::: Provided records :::
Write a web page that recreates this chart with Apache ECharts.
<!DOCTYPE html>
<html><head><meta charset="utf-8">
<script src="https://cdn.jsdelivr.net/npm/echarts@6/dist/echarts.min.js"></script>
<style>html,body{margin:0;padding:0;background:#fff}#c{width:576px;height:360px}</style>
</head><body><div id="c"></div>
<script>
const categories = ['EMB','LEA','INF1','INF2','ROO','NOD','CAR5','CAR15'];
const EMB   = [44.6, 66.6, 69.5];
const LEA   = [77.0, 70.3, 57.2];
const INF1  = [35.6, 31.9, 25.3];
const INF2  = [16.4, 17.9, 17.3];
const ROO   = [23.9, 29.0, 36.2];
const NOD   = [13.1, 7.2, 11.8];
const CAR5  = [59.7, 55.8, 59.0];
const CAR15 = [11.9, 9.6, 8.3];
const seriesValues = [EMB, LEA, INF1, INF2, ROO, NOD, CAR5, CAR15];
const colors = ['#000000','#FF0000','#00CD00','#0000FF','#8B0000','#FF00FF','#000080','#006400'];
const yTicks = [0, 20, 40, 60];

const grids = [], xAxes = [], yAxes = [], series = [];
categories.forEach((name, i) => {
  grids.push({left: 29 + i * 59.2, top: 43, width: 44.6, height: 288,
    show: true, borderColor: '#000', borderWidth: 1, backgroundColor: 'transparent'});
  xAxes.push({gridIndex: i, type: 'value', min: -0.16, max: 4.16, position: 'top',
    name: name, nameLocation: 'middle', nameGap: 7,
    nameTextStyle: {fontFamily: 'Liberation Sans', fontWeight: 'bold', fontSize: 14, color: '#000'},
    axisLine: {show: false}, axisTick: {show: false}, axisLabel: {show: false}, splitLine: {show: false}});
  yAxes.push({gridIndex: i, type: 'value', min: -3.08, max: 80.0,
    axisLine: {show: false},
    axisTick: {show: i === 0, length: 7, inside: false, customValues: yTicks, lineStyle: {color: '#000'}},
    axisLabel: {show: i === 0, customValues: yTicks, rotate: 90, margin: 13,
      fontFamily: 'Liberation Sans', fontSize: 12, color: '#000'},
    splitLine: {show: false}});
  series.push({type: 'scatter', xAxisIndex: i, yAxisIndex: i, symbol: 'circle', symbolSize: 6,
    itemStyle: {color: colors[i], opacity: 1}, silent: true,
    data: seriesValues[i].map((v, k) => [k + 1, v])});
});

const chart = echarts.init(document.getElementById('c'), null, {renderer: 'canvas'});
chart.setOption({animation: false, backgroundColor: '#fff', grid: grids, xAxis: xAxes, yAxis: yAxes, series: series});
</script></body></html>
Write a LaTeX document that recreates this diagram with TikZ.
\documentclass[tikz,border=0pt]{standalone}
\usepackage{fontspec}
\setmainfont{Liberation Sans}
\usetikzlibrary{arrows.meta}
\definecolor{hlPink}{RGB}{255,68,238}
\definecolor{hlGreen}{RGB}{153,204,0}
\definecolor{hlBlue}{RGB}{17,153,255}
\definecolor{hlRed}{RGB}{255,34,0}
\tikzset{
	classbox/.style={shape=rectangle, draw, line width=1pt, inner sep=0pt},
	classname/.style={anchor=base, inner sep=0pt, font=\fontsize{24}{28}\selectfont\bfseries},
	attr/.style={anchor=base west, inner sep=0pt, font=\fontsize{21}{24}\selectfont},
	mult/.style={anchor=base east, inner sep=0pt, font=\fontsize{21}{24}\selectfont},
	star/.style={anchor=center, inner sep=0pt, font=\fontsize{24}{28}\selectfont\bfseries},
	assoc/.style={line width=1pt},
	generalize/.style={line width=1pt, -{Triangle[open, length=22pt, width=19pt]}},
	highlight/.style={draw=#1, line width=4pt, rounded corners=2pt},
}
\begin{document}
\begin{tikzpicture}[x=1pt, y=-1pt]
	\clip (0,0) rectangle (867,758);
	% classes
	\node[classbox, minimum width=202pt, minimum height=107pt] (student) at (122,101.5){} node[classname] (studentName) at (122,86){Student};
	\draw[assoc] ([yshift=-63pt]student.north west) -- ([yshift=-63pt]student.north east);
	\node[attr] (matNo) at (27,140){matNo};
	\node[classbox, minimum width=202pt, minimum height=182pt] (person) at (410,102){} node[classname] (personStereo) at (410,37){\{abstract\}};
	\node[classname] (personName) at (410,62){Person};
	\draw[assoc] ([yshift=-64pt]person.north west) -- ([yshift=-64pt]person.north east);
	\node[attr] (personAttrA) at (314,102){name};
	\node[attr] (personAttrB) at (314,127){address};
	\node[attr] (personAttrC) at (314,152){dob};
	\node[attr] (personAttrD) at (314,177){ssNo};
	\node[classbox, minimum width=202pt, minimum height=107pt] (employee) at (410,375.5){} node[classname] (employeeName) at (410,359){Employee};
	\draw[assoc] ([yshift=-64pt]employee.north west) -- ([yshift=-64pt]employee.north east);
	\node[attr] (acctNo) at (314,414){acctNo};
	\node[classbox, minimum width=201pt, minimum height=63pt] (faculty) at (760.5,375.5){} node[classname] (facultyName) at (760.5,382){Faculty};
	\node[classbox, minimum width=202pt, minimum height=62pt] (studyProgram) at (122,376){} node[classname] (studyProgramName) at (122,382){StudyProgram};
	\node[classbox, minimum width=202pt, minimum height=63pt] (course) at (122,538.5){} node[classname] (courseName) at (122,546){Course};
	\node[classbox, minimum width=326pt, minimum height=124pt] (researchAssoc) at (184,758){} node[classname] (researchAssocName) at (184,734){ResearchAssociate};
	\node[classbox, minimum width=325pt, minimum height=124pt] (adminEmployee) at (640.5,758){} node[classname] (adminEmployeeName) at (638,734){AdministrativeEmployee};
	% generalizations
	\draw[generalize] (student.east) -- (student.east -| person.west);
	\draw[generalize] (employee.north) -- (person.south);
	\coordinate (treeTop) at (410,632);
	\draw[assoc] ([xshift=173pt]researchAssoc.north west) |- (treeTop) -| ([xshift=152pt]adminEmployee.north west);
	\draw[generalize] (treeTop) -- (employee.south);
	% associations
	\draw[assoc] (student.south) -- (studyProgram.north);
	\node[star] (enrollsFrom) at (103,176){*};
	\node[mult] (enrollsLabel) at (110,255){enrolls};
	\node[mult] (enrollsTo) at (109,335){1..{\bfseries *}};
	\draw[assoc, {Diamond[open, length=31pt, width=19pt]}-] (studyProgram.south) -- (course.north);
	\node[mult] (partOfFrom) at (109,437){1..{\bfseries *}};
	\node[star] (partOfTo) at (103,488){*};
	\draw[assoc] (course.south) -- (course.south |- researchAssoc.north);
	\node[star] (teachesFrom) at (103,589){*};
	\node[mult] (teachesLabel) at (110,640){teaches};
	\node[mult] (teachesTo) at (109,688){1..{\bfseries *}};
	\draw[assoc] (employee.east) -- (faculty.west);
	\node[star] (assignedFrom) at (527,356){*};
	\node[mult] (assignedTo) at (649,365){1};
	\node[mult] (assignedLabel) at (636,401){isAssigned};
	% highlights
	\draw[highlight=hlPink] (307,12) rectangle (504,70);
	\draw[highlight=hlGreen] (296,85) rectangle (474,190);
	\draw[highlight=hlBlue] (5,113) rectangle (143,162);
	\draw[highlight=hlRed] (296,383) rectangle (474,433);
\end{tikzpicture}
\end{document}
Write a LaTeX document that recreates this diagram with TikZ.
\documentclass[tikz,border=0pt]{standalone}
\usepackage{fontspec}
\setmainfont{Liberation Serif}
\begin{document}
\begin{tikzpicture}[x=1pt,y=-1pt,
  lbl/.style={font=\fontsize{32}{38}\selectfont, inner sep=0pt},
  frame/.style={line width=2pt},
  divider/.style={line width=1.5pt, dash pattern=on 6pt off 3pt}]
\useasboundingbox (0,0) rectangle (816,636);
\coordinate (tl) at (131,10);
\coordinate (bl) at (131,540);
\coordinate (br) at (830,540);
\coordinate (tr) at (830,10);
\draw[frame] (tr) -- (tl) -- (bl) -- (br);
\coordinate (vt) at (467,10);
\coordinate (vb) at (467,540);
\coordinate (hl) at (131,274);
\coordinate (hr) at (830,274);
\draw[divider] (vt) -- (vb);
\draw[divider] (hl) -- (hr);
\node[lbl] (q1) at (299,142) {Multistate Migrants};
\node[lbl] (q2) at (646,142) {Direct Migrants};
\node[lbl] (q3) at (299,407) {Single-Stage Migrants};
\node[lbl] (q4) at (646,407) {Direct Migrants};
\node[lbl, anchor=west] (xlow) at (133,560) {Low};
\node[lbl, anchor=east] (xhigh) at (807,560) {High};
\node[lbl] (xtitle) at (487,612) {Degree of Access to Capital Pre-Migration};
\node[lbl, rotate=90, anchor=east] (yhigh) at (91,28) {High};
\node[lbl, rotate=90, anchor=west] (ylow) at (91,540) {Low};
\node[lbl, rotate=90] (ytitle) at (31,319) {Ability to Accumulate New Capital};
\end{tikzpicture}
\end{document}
:::
::: Provided records :::
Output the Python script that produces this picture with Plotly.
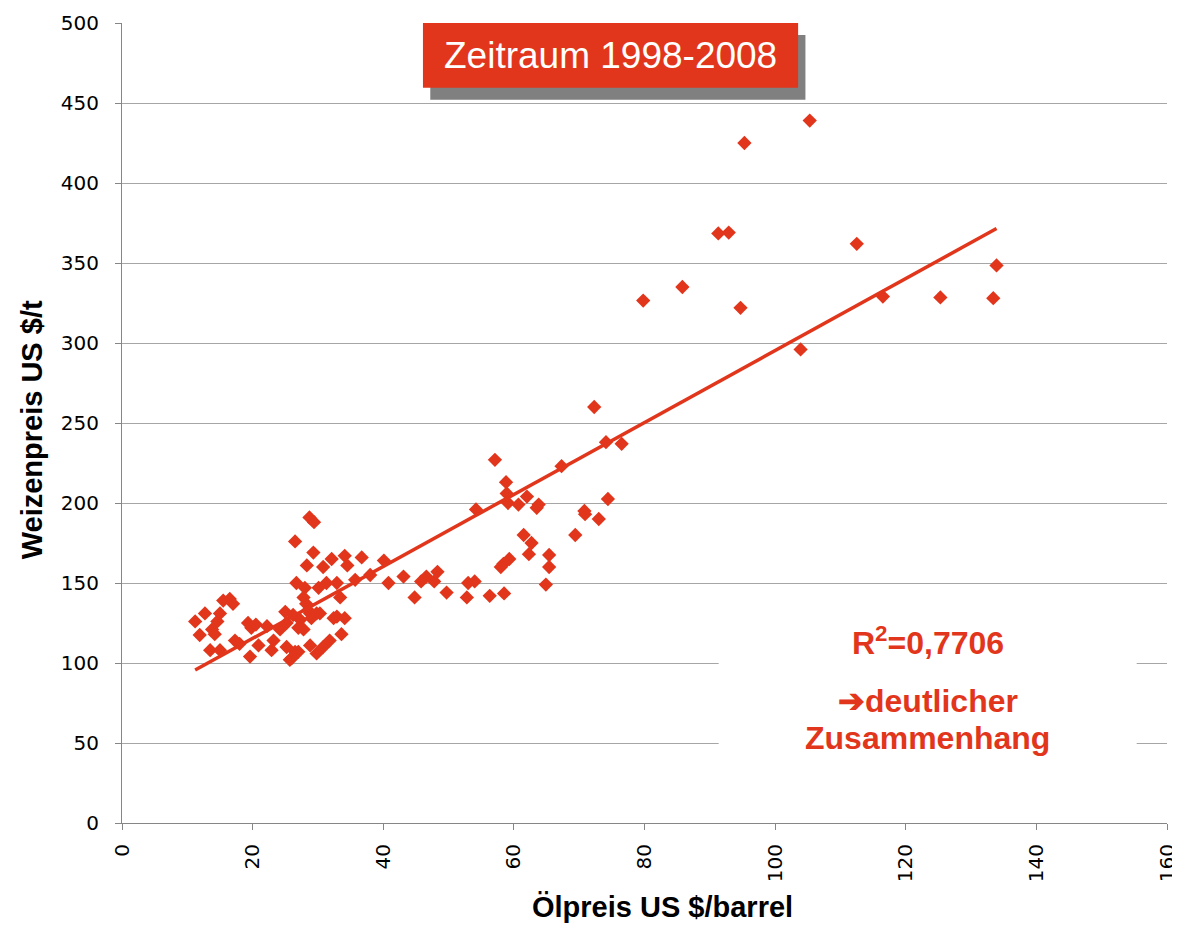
:::
::: Provided records :::
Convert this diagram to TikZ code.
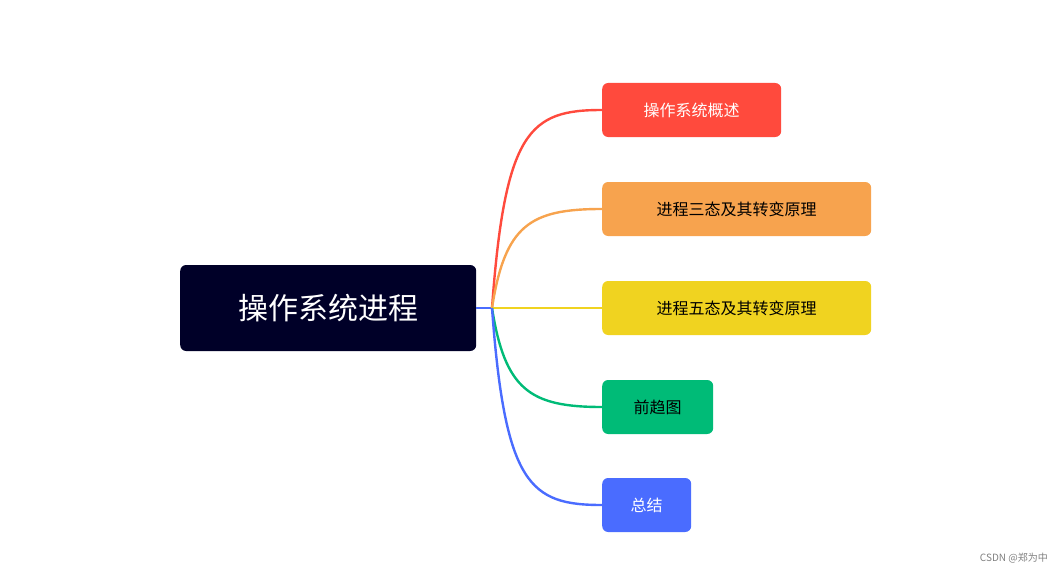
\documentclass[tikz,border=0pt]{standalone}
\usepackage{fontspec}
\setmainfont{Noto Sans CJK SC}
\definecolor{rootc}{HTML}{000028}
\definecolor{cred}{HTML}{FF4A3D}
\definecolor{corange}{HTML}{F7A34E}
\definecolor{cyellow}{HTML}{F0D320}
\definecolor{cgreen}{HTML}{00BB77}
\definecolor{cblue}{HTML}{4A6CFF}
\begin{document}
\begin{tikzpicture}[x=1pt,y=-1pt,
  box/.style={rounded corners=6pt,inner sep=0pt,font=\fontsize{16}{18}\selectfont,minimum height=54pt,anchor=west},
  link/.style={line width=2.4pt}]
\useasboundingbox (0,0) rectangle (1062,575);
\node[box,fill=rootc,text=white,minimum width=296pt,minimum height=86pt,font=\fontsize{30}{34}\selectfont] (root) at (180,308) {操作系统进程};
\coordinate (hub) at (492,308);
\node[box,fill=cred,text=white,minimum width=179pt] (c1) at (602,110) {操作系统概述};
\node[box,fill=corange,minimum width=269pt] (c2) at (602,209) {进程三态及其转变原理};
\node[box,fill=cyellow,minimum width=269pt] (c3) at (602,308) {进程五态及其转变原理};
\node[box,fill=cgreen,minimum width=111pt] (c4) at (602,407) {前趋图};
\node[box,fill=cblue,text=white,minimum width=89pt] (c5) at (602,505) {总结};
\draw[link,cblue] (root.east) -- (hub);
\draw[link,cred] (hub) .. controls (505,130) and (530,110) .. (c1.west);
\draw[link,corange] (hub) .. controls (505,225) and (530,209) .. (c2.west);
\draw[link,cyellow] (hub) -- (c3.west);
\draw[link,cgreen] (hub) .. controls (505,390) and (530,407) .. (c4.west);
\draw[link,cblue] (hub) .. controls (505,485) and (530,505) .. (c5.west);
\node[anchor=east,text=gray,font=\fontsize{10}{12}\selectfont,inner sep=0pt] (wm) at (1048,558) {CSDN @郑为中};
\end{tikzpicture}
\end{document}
:::
## Aim
Quote exactly the lines running from the line with "Write a web" through the line with "const yTicks = [0, 20, 40, 60];", both ends included, and nothing more.

## Problem solution
Write a web page that recreates this chart with Apache ECharts.
<!DOCTYPE html>
<html><head><meta charset="utf-8">
<script src="https://cdn.jsdelivr.net/npm/echarts@6/dist/echarts.min.js"></script>
<style>html,body{margin:0;padding:0;background:#fff}#c{width:576px;height:360px}</style>
</head><body><div id="c"></div>
<script>
const categories = ['EMB','LEA','INF1','INF2','ROO','NOD','CAR5','CAR15'];
const EMB   = [44.6, 66.6, 69.5];
const LEA   = [77.0, 70.3, 57.2];
const INF1  = [35.6, 31.9, 25.3];
const INF2  = [16.4, 17.9, 17.3];
const ROO   = [23.9, 29.0, 36.2];
const NOD   = [13.1, 7.2, 11.8];
const CAR5  = [59.7, 55.8, 59.0];
const CAR15 = [11.9, 9.6, 8.3];
const seriesValues = [EMB, LEA, INF1, INF2, ROO, NOD, CAR5, CAR15];
const colors = ['#000000','#FF0000','#00CD00','#0000FF','#8B0000','#FF00FF','#000080','#006400'];
const yTicks = [0, 20, 40, 60];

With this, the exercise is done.